Problem to work on:
Leave out the pictures and repeat the data exactly.
########
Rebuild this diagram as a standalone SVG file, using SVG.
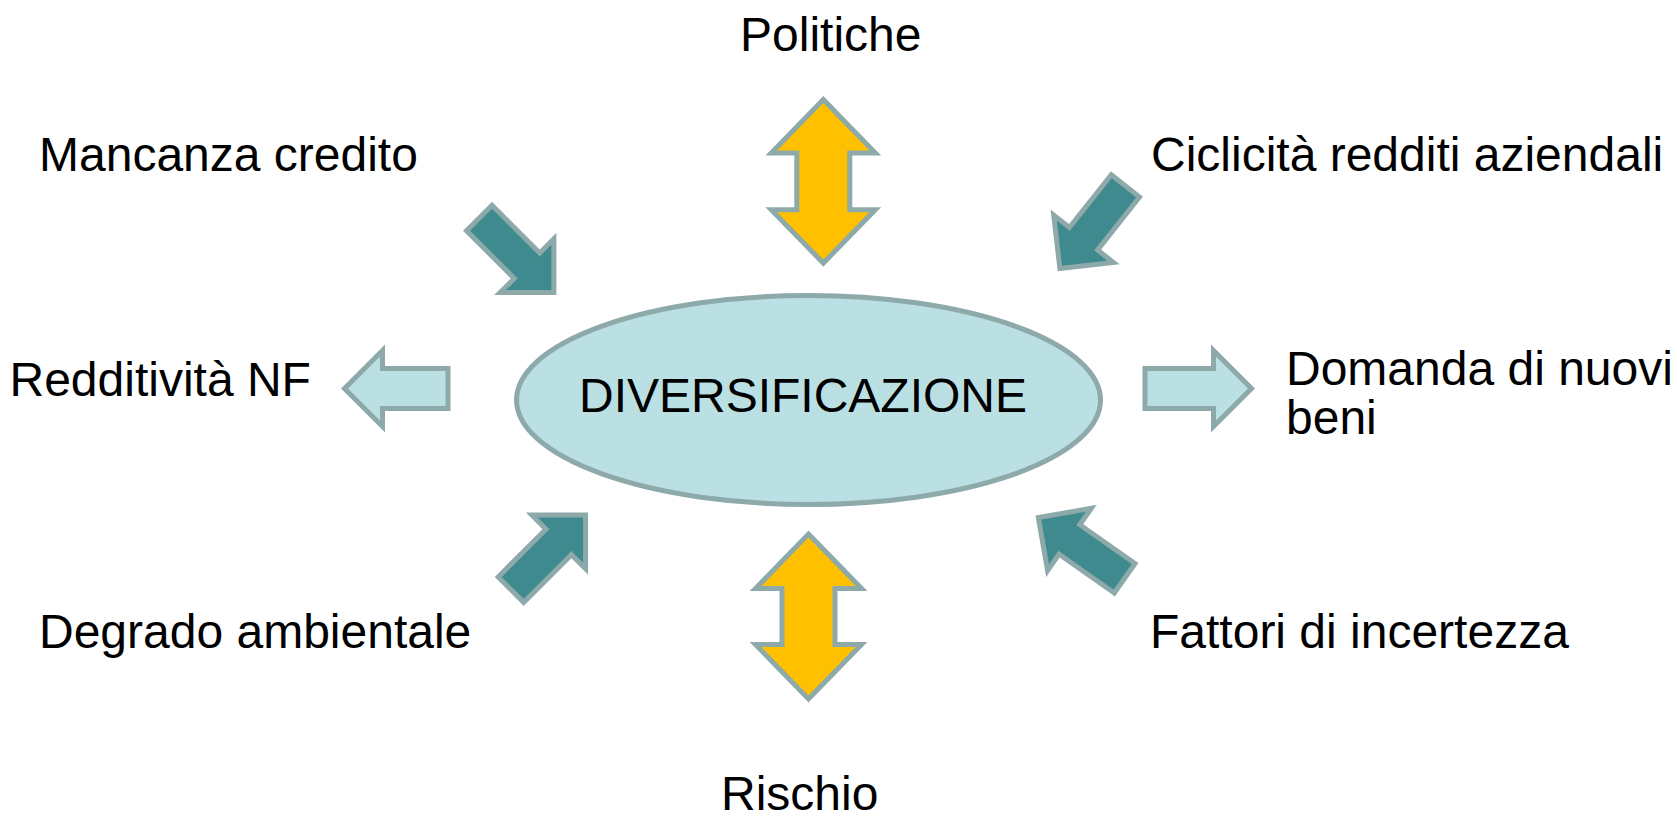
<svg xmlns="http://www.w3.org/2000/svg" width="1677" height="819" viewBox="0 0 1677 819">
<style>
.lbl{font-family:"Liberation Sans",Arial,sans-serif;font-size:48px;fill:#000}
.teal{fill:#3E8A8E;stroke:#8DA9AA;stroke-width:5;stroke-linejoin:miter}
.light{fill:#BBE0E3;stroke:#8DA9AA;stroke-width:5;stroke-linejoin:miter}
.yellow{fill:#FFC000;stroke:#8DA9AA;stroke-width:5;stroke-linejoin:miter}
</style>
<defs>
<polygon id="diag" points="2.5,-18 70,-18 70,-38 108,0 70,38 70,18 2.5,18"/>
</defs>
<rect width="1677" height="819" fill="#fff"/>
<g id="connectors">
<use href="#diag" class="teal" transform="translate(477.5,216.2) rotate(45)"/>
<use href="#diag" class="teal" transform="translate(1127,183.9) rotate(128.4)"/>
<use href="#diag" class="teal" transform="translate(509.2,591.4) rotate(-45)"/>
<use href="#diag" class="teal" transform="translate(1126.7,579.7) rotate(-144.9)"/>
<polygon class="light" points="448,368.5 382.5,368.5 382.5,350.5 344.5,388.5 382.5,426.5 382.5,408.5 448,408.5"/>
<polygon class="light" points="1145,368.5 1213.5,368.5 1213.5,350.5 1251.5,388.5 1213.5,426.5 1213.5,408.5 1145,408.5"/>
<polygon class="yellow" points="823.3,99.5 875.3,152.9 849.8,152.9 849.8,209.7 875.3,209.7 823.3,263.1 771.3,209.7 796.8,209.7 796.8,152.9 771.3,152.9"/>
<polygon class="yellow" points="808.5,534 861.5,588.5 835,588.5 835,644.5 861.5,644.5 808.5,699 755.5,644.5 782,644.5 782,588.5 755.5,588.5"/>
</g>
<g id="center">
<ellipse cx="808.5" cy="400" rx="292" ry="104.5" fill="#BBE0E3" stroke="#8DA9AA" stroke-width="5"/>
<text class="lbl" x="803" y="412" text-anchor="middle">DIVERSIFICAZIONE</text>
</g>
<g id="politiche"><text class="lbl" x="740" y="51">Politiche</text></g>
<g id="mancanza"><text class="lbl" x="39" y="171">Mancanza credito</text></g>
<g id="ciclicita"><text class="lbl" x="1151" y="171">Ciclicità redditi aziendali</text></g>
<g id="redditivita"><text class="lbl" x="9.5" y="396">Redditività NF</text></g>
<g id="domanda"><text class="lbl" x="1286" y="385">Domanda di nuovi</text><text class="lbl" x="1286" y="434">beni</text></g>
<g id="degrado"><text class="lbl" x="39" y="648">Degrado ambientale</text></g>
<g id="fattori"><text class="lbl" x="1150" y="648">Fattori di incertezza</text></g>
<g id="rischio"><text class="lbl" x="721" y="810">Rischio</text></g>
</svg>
########
Task result:
Rebuild this diagram as a standalone SVG file, using SVG.
<svg xmlns="http://www.w3.org/2000/svg" width="1677" height="819" viewBox="0 0 1677 819">
<style>
.lbl{font-family:"Liberation Sans",Arial,sans-serif;font-size:48px;fill:#000}
.teal{fill:#3E8A8E;stroke:#8DA9AA;stroke-width:5;stroke-linejoin:miter}
.light{fill:#BBE0E3;stroke:#8DA9AA;stroke-width:5;stroke-linejoin:miter}
.yellow{fill:#FFC000;stroke:#8DA9AA;stroke-width:5;stroke-linejoin:miter}
</style>
<defs>
<polygon id="diag" points="2.5,-18 70,-18 70,-38 108,0 70,38 70,18 2.5,18"/>
</defs>
<rect width="1677" height="819" fill="#fff"/>
<g id="connectors">
<use href="#diag" class="teal" transform="translate(477.5,216.2) rotate(45)"/>
<use href="#diag" class="teal" transform="translate(1127,183.9) rotate(128.4)"/>
<use href="#diag" class="teal" transform="translate(509.2,591.4) rotate(-45)"/>
<use href="#diag" class="teal" transform="translate(1126.7,579.7) rotate(-144.9)"/>
<polygon class="light" points="448,368.5 382.5,368.5 382.5,350.5 344.5,388.5 382.5,426.5 382.5,408.5 448,408.5"/>
<polygon class="light" points="1145,368.5 1213.5,368.5 1213.5,350.5 1251.5,388.5 1213.5,426.5 1213.5,408.5 1145,408.5"/>
<polygon class="yellow" points="823.3,99.5 875.3,152.9 849.8,152.9 849.8,209.7 875.3,209.7 823.3,263.1 771.3,209.7 796.8,209.7 796.8,152.9 771.3,152.9"/>
<polygon class="yellow" points="808.5,534 861.5,588.5 835,588.5 835,644.5 861.5,644.5 808.5,699 755.5,644.5 782,644.5 782,588.5 755.5,588.5"/>
</g>
<g id="center">
<ellipse cx="808.5" cy="400" rx="292" ry="104.5" fill="#BBE0E3" stroke="#8DA9AA" stroke-width="5"/>
<text class="lbl" x="803" y="412" text-anchor="middle">DIVERSIFICAZIONE</text>
</g>
<g id="politiche"><text class="lbl" x="740" y="51">Politiche</text></g>
<g id="mancanza"><text class="lbl" x="39" y="171">Mancanza credito</text></g>
<g id="ciclicita"><text class="lbl" x="1151" y="171">Ciclicità redditi aziendali</text></g>
<g id="redditivita"><text class="lbl" x="9.5" y="396">Redditività NF</text></g>
<g id="domanda"><text class="lbl" x="1286" y="385">Domanda di nuovi</text><text class="lbl" x="1286" y="434">beni</text></g>
<g id="degrado"><text class="lbl" x="39" y="648">Degrado ambientale</text></g>
<g id="fattori"><text class="lbl" x="1150" y="648">Fattori di incertezza</text></g>
<g id="rischio"><text class="lbl" x="721" y="810">Rischio</text></g>
</svg>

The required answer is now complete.